Editors at Issues and Insights have learned lessons from Democrats’ responses to COVID-19.

New research reveals the enormous harm that pandemic school shutdowns had on students, and that minorities and the poor suffered the most, especially in places run by Democrats.

To understand the impact of school shutdowns on learning, Harvard University’s Center for Education Policy Research compiled testing data on 2.1 million students in 49 states to see how school closures and the use of remote “learning” affected academic achievement.

The findings are deeply troubling. Closing schools “had profound consequences for student achievement.” Worse, it widened economic and racial education gaps. The researchers found that “high-poverty schools were more likely to go remote and the consequences for student achievement were more negative when they did so.”

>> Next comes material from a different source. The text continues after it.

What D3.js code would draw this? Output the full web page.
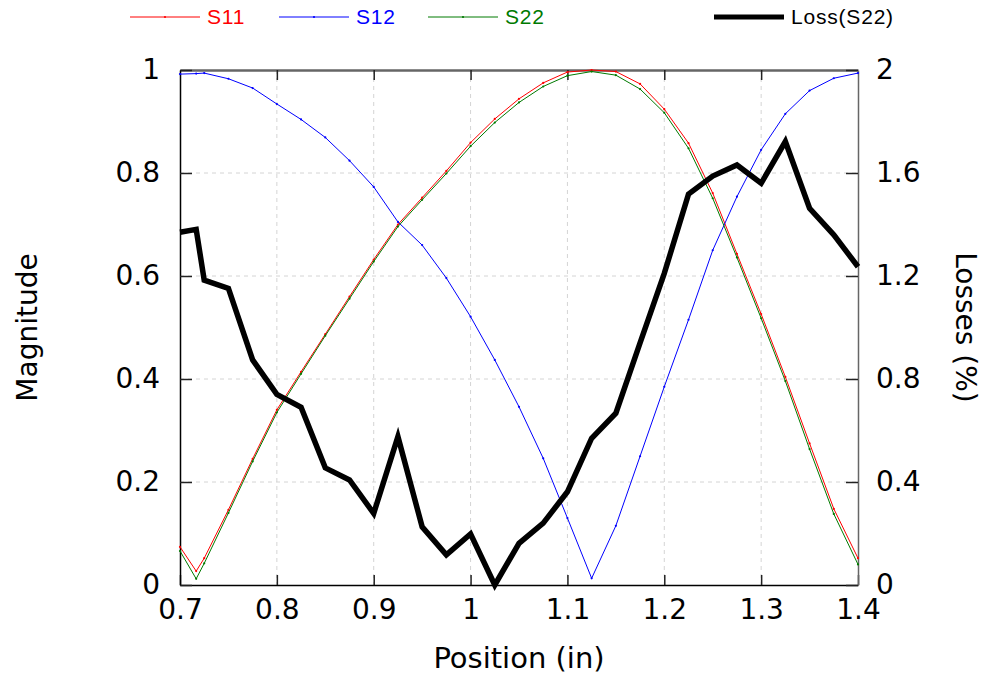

One of the study’s authors, Thomas Kane, told the New York Times that “this will probably be the largest increase in educational inequity in a generation.”

The study also revealed a wide gulf between states based on how long they shuttered their schools – ranging from a handful of weeks to 20 weeks or more. …

… The states that shut students out the least amount of time are almost uniformly Republican states – Arkansas, Florida, Idaho, Louisiana, Montana, North Dakota, Texas, Utah, and Wyoming. Those that kept their doors shut the longest were almost entirely Democratic – California, Illinois, New Jersey, New Mexico, Oregon, and Washington. …

… These school shutdowns never had any scientific justification. They were the result of union pressure on Democrats beholden to unions for campaign cash. …

… Worse still, the damage caused by these needless shutdowns could be permanent, and if that’s the case, the Harvard researchers point out, “there will be major implications for future earnings, racial equity, and income inequality, especially in states where remote instruction was common.”

When not harming educational achievement among the poor and minorities, Democrats were also making them poorer.